The album was re-released on CD in 1990.

Background
Models had formed in Melbourne in 1978 by former members of Teenage Radio Stars and JAB. Following some line-up changes they consolidated into Andrew Duffield on keyboards, Mark Ferrie on bass guitar, Janis Friedenfelds (aka Johnny Crash) on drums and percussion, and Sean Kelly on vocals and lead guitar. Their first release in October 1979 was a give-away single, "Early Morning Brain (It's Not Quite the Same as Sobriety)" backed with The Boys Next Door's "Scatterbrain". Friction within the band led to their break-up in November, record producers Vanda & Young asked Models to cut some demos - so they reformed at the end of December.

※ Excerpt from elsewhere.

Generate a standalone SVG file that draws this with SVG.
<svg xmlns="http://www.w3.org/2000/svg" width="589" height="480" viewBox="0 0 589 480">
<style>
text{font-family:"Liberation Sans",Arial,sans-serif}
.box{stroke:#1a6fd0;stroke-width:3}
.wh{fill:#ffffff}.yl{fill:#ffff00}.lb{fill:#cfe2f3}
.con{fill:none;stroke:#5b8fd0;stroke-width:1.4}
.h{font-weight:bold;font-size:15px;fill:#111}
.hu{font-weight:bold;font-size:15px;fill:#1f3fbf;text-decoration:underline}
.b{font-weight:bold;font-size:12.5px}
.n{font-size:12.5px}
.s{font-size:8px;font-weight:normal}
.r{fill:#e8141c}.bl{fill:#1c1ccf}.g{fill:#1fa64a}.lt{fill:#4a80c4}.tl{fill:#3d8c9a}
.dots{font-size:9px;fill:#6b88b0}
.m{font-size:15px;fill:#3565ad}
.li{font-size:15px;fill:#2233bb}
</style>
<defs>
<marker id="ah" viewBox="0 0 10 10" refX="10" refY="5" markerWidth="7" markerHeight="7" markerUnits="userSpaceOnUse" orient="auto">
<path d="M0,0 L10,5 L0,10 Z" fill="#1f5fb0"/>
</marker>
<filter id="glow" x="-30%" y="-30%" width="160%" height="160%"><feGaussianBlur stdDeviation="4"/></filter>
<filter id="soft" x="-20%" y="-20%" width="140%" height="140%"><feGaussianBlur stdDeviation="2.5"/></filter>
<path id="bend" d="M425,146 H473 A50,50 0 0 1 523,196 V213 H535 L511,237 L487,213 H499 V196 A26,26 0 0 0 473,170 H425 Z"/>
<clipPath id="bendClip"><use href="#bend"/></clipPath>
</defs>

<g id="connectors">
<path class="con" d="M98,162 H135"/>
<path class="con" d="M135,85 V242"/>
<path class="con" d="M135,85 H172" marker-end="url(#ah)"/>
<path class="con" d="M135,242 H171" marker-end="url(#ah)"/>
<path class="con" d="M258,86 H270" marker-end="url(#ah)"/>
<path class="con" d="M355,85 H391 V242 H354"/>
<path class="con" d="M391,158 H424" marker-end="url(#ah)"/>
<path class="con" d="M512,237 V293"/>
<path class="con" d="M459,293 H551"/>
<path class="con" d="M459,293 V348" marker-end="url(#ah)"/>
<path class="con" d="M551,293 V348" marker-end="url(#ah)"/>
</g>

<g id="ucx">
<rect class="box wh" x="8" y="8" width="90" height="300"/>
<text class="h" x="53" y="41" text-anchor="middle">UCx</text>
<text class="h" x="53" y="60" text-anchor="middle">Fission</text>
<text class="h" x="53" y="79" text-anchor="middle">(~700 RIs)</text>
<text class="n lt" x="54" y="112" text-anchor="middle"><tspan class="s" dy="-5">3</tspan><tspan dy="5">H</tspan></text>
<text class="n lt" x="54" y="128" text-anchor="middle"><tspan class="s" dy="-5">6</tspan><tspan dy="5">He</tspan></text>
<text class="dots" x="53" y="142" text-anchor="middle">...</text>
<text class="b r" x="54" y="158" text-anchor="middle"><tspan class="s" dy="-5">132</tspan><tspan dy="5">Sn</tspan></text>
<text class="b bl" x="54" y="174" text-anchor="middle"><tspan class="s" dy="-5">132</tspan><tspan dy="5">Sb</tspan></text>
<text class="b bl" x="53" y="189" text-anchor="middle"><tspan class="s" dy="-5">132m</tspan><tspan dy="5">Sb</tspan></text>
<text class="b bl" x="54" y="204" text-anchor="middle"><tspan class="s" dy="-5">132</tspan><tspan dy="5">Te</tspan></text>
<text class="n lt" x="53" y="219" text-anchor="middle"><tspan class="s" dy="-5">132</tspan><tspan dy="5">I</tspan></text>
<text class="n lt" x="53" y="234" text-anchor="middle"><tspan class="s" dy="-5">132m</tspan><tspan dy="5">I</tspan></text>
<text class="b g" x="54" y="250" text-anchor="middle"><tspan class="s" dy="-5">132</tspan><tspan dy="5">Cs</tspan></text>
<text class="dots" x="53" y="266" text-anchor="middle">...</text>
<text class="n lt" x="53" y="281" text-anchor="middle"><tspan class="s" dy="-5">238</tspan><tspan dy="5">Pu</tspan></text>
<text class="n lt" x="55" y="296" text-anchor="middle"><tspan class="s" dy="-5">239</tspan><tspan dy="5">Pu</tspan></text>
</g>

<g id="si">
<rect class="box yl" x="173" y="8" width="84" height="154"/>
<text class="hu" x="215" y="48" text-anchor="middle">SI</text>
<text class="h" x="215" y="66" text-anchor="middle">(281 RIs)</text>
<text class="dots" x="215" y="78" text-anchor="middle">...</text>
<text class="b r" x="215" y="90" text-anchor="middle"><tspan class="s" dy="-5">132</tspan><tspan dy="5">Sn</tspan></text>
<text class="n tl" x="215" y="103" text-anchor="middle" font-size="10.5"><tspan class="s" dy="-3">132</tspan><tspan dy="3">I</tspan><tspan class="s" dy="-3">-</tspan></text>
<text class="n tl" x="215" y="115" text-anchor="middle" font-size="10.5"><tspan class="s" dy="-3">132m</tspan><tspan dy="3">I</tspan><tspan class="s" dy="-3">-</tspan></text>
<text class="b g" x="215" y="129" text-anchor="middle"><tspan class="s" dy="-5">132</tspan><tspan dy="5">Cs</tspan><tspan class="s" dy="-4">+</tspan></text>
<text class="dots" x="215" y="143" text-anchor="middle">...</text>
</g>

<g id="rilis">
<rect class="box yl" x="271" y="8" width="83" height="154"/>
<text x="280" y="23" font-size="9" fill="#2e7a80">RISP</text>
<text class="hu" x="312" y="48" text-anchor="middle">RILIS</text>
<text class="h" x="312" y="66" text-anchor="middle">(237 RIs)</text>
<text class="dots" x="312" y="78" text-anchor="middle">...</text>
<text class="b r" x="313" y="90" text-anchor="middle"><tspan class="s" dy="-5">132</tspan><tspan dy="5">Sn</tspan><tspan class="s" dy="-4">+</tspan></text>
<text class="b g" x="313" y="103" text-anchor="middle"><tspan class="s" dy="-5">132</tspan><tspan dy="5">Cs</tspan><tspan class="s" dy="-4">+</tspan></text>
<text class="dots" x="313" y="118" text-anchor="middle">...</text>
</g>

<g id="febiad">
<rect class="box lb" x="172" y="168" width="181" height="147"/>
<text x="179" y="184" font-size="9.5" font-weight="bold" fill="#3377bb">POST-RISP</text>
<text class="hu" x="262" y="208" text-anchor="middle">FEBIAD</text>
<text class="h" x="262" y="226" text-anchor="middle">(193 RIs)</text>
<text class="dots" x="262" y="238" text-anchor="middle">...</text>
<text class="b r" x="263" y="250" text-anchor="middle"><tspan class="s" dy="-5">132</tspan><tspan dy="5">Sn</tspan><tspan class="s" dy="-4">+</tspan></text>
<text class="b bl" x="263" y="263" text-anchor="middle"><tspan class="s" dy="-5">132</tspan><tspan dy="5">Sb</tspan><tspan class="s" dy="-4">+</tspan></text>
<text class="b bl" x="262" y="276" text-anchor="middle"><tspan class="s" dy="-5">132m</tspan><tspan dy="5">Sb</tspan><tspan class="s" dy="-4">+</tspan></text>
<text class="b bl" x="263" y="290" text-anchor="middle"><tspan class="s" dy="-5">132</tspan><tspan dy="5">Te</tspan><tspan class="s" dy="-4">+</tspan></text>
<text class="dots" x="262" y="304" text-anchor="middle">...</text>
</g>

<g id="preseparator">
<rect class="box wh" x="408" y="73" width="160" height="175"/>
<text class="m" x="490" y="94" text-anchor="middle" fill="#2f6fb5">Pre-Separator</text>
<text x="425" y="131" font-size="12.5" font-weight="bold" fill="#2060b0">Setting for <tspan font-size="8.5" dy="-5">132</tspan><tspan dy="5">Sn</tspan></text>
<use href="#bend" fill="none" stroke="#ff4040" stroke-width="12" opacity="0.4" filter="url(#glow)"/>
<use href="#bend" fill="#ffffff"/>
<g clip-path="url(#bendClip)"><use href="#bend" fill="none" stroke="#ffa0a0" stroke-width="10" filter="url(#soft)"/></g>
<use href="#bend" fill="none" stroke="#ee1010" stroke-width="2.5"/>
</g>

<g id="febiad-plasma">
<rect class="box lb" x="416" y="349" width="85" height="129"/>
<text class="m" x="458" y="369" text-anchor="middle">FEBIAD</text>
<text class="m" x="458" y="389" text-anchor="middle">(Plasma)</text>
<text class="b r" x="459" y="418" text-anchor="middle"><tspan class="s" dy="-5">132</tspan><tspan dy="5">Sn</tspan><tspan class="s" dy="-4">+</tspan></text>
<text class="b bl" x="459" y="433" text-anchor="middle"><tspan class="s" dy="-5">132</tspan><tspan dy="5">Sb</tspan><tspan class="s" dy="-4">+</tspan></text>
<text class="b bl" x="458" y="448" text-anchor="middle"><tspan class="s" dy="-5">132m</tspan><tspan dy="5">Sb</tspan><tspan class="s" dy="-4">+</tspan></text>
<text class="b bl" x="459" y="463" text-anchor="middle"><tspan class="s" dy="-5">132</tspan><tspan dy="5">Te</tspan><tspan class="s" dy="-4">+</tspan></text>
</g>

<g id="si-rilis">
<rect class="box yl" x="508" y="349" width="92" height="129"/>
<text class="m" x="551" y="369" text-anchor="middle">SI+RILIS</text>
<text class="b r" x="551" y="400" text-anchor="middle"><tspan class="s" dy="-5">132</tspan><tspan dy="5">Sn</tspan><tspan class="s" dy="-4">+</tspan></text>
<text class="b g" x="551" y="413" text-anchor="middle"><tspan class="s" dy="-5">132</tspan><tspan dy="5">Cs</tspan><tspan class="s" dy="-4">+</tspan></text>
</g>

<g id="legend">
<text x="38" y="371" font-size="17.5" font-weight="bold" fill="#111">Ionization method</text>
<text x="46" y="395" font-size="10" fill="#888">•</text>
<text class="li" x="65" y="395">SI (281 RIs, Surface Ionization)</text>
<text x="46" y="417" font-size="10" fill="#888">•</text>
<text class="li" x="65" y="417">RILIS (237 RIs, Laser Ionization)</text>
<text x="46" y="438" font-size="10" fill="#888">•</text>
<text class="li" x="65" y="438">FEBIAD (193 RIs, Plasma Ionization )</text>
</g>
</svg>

Their second single was another giveaway, "Owe You Nothing," composed of tracks from the Vanda and Young sessions. It appeared in August 1980. In November of that year the Duffield, Ferrie, Friedenfelds and Kelly line-up released Models' first album, Alphabravocharliedeltaechofoxtrotgolf, on Mushroom Records. It peaked at #43 on the Australian albums chart. The album was well received by audiences familiar with the group from the live pub circuit. No singles were released commercially from the album, although "Two People Per km²" and "Uncontrollable Boy" were on a 12-inch disc released to radio stations, and a music video was made for "Two People Per km²". The video was directed by Ray Argall as part of a short film about the group.

The band performed extensively both locally and interstate, supporting the Ramones and Midnight Oil on a national tour.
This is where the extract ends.